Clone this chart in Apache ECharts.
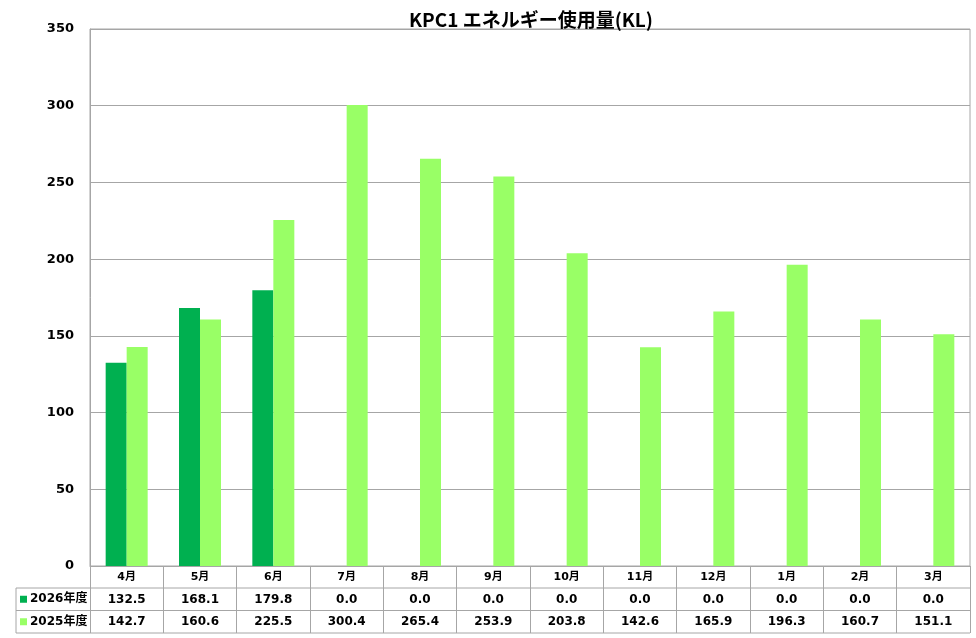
<!DOCTYPE html>
<html>
<head>
<meta charset="utf-8">
<script src="https://cdn.jsdelivr.net/npm/echarts@6/dist/echarts.min.js"></script>
<style>
  html, body { margin: 0; padding: 0; background: #fff; }
  #main { width: 976px; height: 638px; }
</style>
</head>
<body>
<div id="main"></div>
<script>
var months = ['4月', '5月', '6月', '7月', '8月', '9月', '10月', '11月', '12月', '1月', '2月', '3月'];
var fy2026 = [132.5, 168.1, 179.8, 0.0, 0.0, 0.0, 0.0, 0.0, 0.0, 0.0, 0.0, 0.0];
var fy2025 = [142.7, 160.6, 225.5, 300.4, 265.4, 253.9, 203.8, 142.6, 165.9, 196.3, 160.7, 151.1];
var seriesNames = ['2026年度', '2025年度'];
var colors = ['#00B050', '#99FF66'];

var font = '"DejaVu Sans", "Noto Sans CJK JP", sans-serif';
var jpFont = '"Noto Sans CJK JP", "Noto Sans", sans-serif';
var lineColor = '#a6a6a6';

var myChart = echarts.init(document.getElementById('main'));

// data table under the axis (lines + row headers)
var tableLeft = 16, plotLeft = 90, plotRight = 970;
var rowY = [588, 610.5, 633];
var graphics = [];
rowY.forEach(function (y) {
  graphics.push({
    type: 'line',
    shape: { x1: tableLeft, y1: y, x2: plotRight, y2: y },
    style: { stroke: lineColor, lineWidth: 1 }
  });
});
graphics.push({
  type: 'line',
  shape: { x1: tableLeft, y1: rowY[0], x2: tableLeft, y2: rowY[2] },
  style: { stroke: lineColor, lineWidth: 1 }
});
seriesNames.forEach(function (name, i) {
  var cy = (rowY[i] + rowY[i + 1]) / 2;
  graphics.push({
    type: 'rect',
    shape: { x: 20, y: cy - 3.5, width: 7, height: 7 },
    style: { fill: colors[i] }
  });
  graphics.push({
    type: 'text',
    x: 30, y: cy,
    style: {
      text: name, font: 'bold 12px ' + font, fill: '#000',
      verticalAlign: 'middle', align: 'left'
    }
  });
});

var option = {
  animation: false,
  title: {
    text: 'KPC1 エネルギー使用量(KL)',
    left: 526,
    textAlign: 'center',
    top: 5,
    textStyle: { fontFamily: jpFont, fontSize: 19, fontWeight: 'bold', color: '#000' }
  },
  grid: {
    left: plotLeft,
    right: 976 - plotRight,
    top: 29,
    bottom: 72,
    show: true,
    borderColor: lineColor,
    borderWidth: 1
  },
  xAxis: {
    type: 'category',
    data: months,
    axisLine: { lineStyle: { color: lineColor } },
    axisTick: { show: true, length: 67, lineStyle: { color: lineColor } },
    axisLabel: {
      margin: 0,
      interval: 0,
      formatter: function (value, idx) {
        return '{m|' + value + '}\n{v|' + fy2026[idx].toFixed(1) + '}\n{v|' + fy2025[idx].toFixed(1) + '}';
      },
      rich: {
        m: { fontFamily: font, fontSize: 11, fontWeight: 'bold', color: '#000', lineHeight: 22.5 },
        v: { fontFamily: font, fontSize: 12, fontWeight: 'bold', color: '#000', lineHeight: 22.5 }
      }
    }
  },
  yAxis: {
    type: 'value',
    min: 0,
    max: 350,
    interval: 50,
    axisLine: { show: true, lineStyle: { color: lineColor } },
    axisTick: { show: false },
    splitLine: { lineStyle: { color: lineColor } },
    axisLabel: {
      margin: 16,
      fontFamily: font, fontSize: 13, fontWeight: 'bold', color: '#000'
    }
  },
  series: [
    {
      name: seriesNames[0],
      type: 'bar',
      data: fy2026,
      barWidth: 21,
      barGap: '0%',
      itemStyle: { color: colors[0] }
    },
    {
      name: seriesNames[1],
      type: 'bar',
      data: fy2025,
      barWidth: 21,
      barGap: '0%',
      itemStyle: { color: colors[1] }
    }
  ],
  graphic: graphics
};

myChart.setOption(option);
window.addEventListener('resize', function () {
  myChart.resize();
});
</script>
</body>
</html>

§ **THE PROBLEM**
Reproduce every line of the material precisely, omitting its pictures.

§ **SOLUTION TO THE EXERCISE**
Clone this chart in Apache ECharts.
<!DOCTYPE html>
<html>
<head>
<meta charset="utf-8">
<script src="https://cdn.jsdelivr.net/npm/echarts@6/dist/echarts.min.js"></script>
<style>
  html, body { margin: 0; padding: 0; background: #fff; }
  #main { width: 976px; height: 638px; }
</style>
</head>
<body>
<div id="main"></div>
<script>
var months = ['4月', '5月', '6月', '7月', '8月', '9月', '10月', '11月', '12月', '1月', '2月', '3月'];
var fy2026 = [132.5, 168.1, 179.8, 0.0, 0.0, 0.0, 0.0, 0.0, 0.0, 0.0, 0.0, 0.0];
var fy2025 = [142.7, 160.6, 225.5, 300.4, 265.4, 253.9, 203.8, 142.6, 165.9, 196.3, 160.7, 151.1];
var seriesNames = ['2026年度', '2025年度'];
var colors = ['#00B050', '#99FF66'];

var font = '"DejaVu Sans", "Noto Sans CJK JP", sans-serif';
var jpFont = '"Noto Sans CJK JP", "Noto Sans", sans-serif';
var lineColor = '#a6a6a6';

var myChart = echarts.init(document.getElementById('main'));

// data table under the axis (lines + row headers)
var tableLeft = 16, plotLeft = 90, plotRight = 970;
var rowY = [588, 610.5, 633];
var graphics = [];
rowY.forEach(function (y) {
  graphics.push({
    type: 'line',
    shape: { x1: tableLeft, y1: y, x2: plotRight, y2: y },
    style: { stroke: lineColor, lineWidth: 1 }
  });
});
graphics.push({
  type: 'line',
  shape: { x1: tableLeft, y1: rowY[0], x2: tableLeft, y2: rowY[2] },
  style: { stroke: lineColor, lineWidth: 1 }
});
seriesNames.forEach(function (name, i) {
  var cy = (rowY[i] + rowY[i + 1]) / 2;
  graphics.push({
    type: 'rect',
    shape: { x: 20, y: cy - 3.5, width: 7, height: 7 },
    style: { fill: colors[i] }
  });
  graphics.push({
    type: 'text',
    x: 30, y: cy,
    style: {
      text: name, font: 'bold 12px ' + font, fill: '#000',
      verticalAlign: 'middle', align: 'left'
    }
  });
});

var option = {
  animation: false,
  title: {
    text: 'KPC1 エネルギー使用量(KL)',
    left: 526,
    textAlign: 'center',
    top: 5,
    textStyle: { fontFamily: jpFont, fontSize: 19, fontWeight: 'bold', color: '#000' }
  },
  grid: {
    left: plotLeft,
    right: 976 - plotRight,
    top: 29,
    bottom: 72,
    show: true,
    borderColor: lineColor,
    borderWidth: 1
  },
  xAxis: {
    type: 'category',
    data: months,
    axisLine: { lineStyle: { color: lineColor } },
    axisTick: { show: true, length: 67, lineStyle: { color: lineColor } },
    axisLabel: {
      margin: 0,
      interval: 0,
      formatter: function (value, idx) {
        return '{m|' + value + '}\n{v|' + fy2026[idx].toFixed(1) + '}\n{v|' + fy2025[idx].toFixed(1) + '}';
      },
      rich: {
        m: { fontFamily: font, fontSize: 11, fontWeight: 'bold', color: '#000', lineHeight: 22.5 },
        v: { fontFamily: font, fontSize: 12, fontWeight: 'bold', color: '#000', lineHeight: 22.5 }
      }
    }
  },
  yAxis: {
    type: 'value',
    min: 0,
    max: 350,
    interval: 50,
    axisLine: { show: true, lineStyle: { color: lineColor } },
    axisTick: { show: false },
    splitLine: { lineStyle: { color: lineColor } },
    axisLabel: {
      margin: 16,
      fontFamily: font, fontSize: 13, fontWeight: 'bold', color: '#000'
    }
  },
  series: [
    {
      name: seriesNames[0],
      type: 'bar',
      data: fy2026,
      barWidth: 21,
      barGap: '0%',
      itemStyle: { color: colors[0] }
    },
    {
      name: seriesNames[1],
      type: 'bar',
      data: fy2025,
      barWidth: 21,
      barGap: '0%',
      itemStyle: { color: colors[1] }
    }
  ],
  graphic: graphics
};

myChart.setOption(option);
window.addEventListener('resize', function () {
  myChart.resize();
});
</script>
</body>
</html>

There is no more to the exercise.